- Stated task -
Type out the complete listing below word for word, without its pictures.

- Data shown -

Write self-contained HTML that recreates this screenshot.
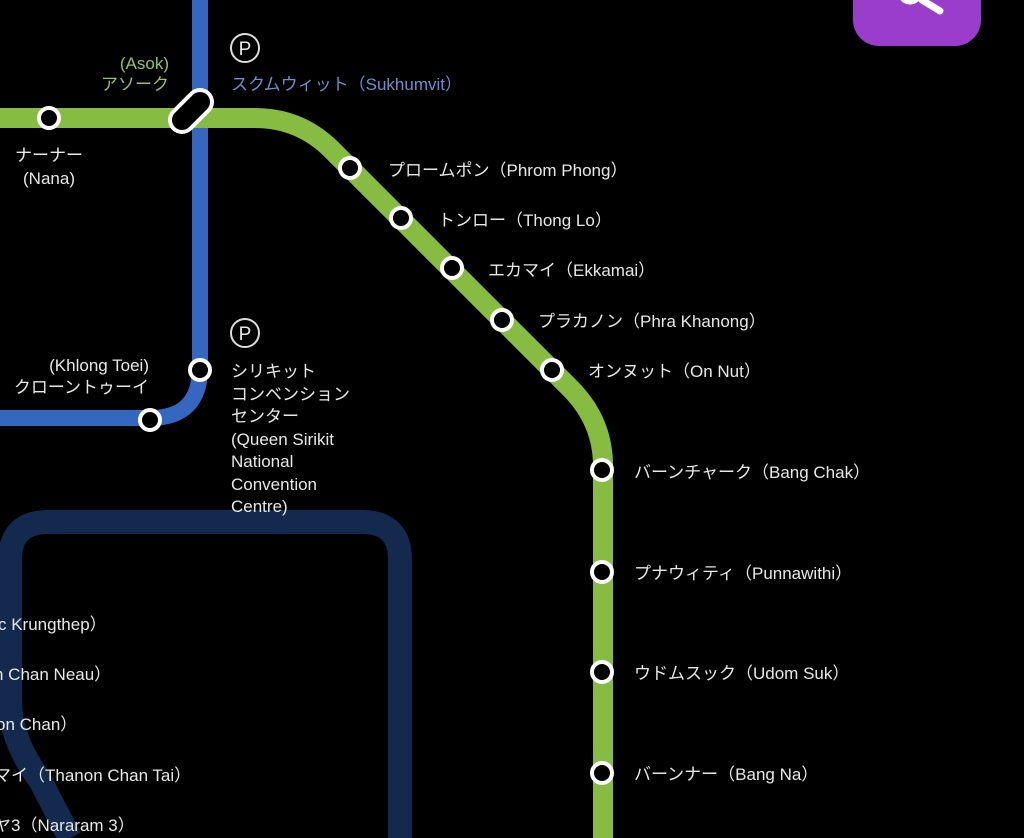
<!DOCTYPE html>
<html><head><meta charset="utf-8"><style>
html,body{margin:0;padding:0;background:#000;width:1024px;height:838px;overflow:hidden}
svg{display:block}
text{font-family:"Liberation Sans","Noto Sans CJK JP",sans-serif;font-size:17px;fill:#e8e8e8}
</style></head><body>
<svg width="1024" height="838" viewBox="0 0 1024 838">
<path d="M400 838 V560 Q400 522 362 522 H48 Q10 522 10 560 V700 Q10 740 40 780 L70 838" fill="none" stroke="#13294d" stroke-width="24"/>
<path d="M200 0 V368 Q200 418 150 418 H0" fill="none" stroke="#3566c0" stroke-width="16"/>
<path d="M0 118 H255 Q300 118 332 150 L570 388 Q603 421 603 466 V838" fill="none" stroke="#86bc42" stroke-width="20"/>
<g fill="#000" stroke="#fff" stroke-width="4">
<circle cx="49" cy="118" r="10"/>
<circle cx="350" cy="168" r="10"/>
<circle cx="401" cy="218" r="10"/>
<circle cx="452" cy="268" r="10"/>
<circle cx="502" cy="320" r="10"/>
<circle cx="552" cy="370" r="10"/>
<circle cx="602" cy="470" r="10"/>
<circle cx="602" cy="572" r="10"/>
<circle cx="602" cy="672" r="10"/>
<circle cx="602" cy="773" r="10"/>
<circle cx="200" cy="370" r="10"/>
<circle cx="150" cy="420" r="10"/>
</g>
<path d="M182 120 L200 102" stroke="#fff" stroke-width="28" stroke-linecap="round"/>
<path d="M182 120 L200 102" stroke="#000" stroke-width="20" stroke-linecap="round"/>
<g fill="none" stroke="#ddd" stroke-width="2"><circle cx="245" cy="48" r="14"/><circle cx="245" cy="333" r="14"/></g>
<text x="245" y="55" text-anchor="middle" style="font-size:19px">P</text>
<text x="245" y="340" text-anchor="middle" style="font-size:19px">P</text>
<text x="169" y="69" text-anchor="end" style="fill:#9ac060">(Asok)</text>
<text x="169" y="90" text-anchor="end" style="fill:#9ac060">アソーク</text>
<text x="231" y="90" style="fill:#6f8fd0">スクムウィット（Sukhumvit）</text>
<text x="49" y="161" text-anchor="middle">ナーナー</text>
<text x="49" y="184" text-anchor="middle">(Nana)</text>
<text x="388" y="176">プロームポン（Phrom Phong）</text>
<text x="438" y="226">トンロー（Thong Lo）</text>
<text x="488" y="276">エカマイ（Ekkamai）</text>
<text x="538" y="327">プラカノン（Phra Khanong）</text>
<text x="588" y="377">オンヌット（On Nut）</text>
<text x="634" y="478">バーンチャーク（Bang Chak）</text>
<text x="634" y="579">プナウィティ（Punnawithi）</text>
<text x="634" y="679">ウドムスック（Udom Suk）</text>
<text x="634" y="780">バーンナー（Bang Na）</text>
<text x="149" y="371" text-anchor="end">(Khlong Toei)</text>
<text x="149" y="393" text-anchor="end">クローントゥーイ</text>
<text x="231" y="377">シリキット</text>
<text x="231" y="400">コンベンション</text>
<text x="231" y="422">センター</text>
<text x="231" y="445">(Queen Sirikit</text>
<text x="231" y="467">National</text>
<text x="231" y="490">Convention</text>
<text x="231" y="512">Centre)</text>
<text x="-2" y="630">c Krungthep）</text>
<text x="-6" y="680">n Chan Neau）</text>
<text x="-4" y="730">on Chan）</text>
<text x="-6" y="781">マイ（Thanon Chan Tai）</text>
<text x="-6" y="831">ヤ3（Nararam 3）</text>
<rect x="853" y="-40" width="128" height="86" rx="26" fill="#9a3ccc"/>
<circle cx="910" cy="-8" r="10" fill="none" stroke="#fff" stroke-width="5"/>
<path d="M922 0 L940 11" stroke="#fff" stroke-width="7" stroke-linecap="round"/>
</svg>
</body></html>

- Worked answer -
Write self-contained HTML that recreates this screenshot.
<!DOCTYPE html>
<html><head><meta charset="utf-8"><style>
html,body{margin:0;padding:0;background:#000;width:1024px;height:838px;overflow:hidden}
svg{display:block}
text{font-family:"Liberation Sans","Noto Sans CJK JP",sans-serif;font-size:17px;fill:#e8e8e8}
</style></head><body>
<svg width="1024" height="838" viewBox="0 0 1024 838">
<path d="M400 838 V560 Q400 522 362 522 H48 Q10 522 10 560 V700 Q10 740 40 780 L70 838" fill="none" stroke="#13294d" stroke-width="24"/>
<path d="M200 0 V368 Q200 418 150 418 H0" fill="none" stroke="#3566c0" stroke-width="16"/>
<path d="M0 118 H255 Q300 118 332 150 L570 388 Q603 421 603 466 V838" fill="none" stroke="#86bc42" stroke-width="20"/>
<g fill="#000" stroke="#fff" stroke-width="4">
<circle cx="49" cy="118" r="10"/>
<circle cx="350" cy="168" r="10"/>
<circle cx="401" cy="218" r="10"/>
<circle cx="452" cy="268" r="10"/>
<circle cx="502" cy="320" r="10"/>
<circle cx="552" cy="370" r="10"/>
<circle cx="602" cy="470" r="10"/>
<circle cx="602" cy="572" r="10"/>
<circle cx="602" cy="672" r="10"/>
<circle cx="602" cy="773" r="10"/>
<circle cx="200" cy="370" r="10"/>
<circle cx="150" cy="420" r="10"/>
</g>
<path d="M182 120 L200 102" stroke="#fff" stroke-width="28" stroke-linecap="round"/>
<path d="M182 120 L200 102" stroke="#000" stroke-width="20" stroke-linecap="round"/>
<g fill="none" stroke="#ddd" stroke-width="2"><circle cx="245" cy="48" r="14"/><circle cx="245" cy="333" r="14"/></g>
<text x="245" y="55" text-anchor="middle" style="font-size:19px">P</text>
<text x="245" y="340" text-anchor="middle" style="font-size:19px">P</text>
<text x="169" y="69" text-anchor="end" style="fill:#9ac060">(Asok)</text>
<text x="169" y="90" text-anchor="end" style="fill:#9ac060">アソーク</text>
<text x="231" y="90" style="fill:#6f8fd0">スクムウィット（Sukhumvit）</text>
<text x="49" y="161" text-anchor="middle">ナーナー</text>
<text x="49" y="184" text-anchor="middle">(Nana)</text>
<text x="388" y="176">プロームポン（Phrom Phong）</text>
<text x="438" y="226">トンロー（Thong Lo）</text>
<text x="488" y="276">エカマイ（Ekkamai）</text>
<text x="538" y="327">プラカノン（Phra Khanong）</text>
<text x="588" y="377">オンヌット（On Nut）</text>
<text x="634" y="478">バーンチャーク（Bang Chak）</text>
<text x="634" y="579">プナウィティ（Punnawithi）</text>
<text x="634" y="679">ウドムスック（Udom Suk）</text>
<text x="634" y="780">バーンナー（Bang Na）</text>
<text x="149" y="371" text-anchor="end">(Khlong Toei)</text>
<text x="149" y="393" text-anchor="end">クローントゥーイ</text>
<text x="231" y="377">シリキット</text>
<text x="231" y="400">コンベンション</text>
<text x="231" y="422">センター</text>
<text x="231" y="445">(Queen Sirikit</text>
<text x="231" y="467">National</text>
<text x="231" y="490">Convention</text>
<text x="231" y="512">Centre)</text>
<text x="-2" y="630">c Krungthep）</text>
<text x="-6" y="680">n Chan Neau）</text>
<text x="-4" y="730">on Chan）</text>
<text x="-6" y="781">マイ（Thanon Chan Tai）</text>
<text x="-6" y="831">ヤ3（Nararam 3）</text>
<rect x="853" y="-40" width="128" height="86" rx="26" fill="#9a3ccc"/>
<circle cx="910" cy="-8" r="10" fill="none" stroke="#fff" stroke-width="5"/>
<path d="M922 0 L940 11" stroke="#fff" stroke-width="7" stroke-linecap="round"/>
</svg>
</body></html>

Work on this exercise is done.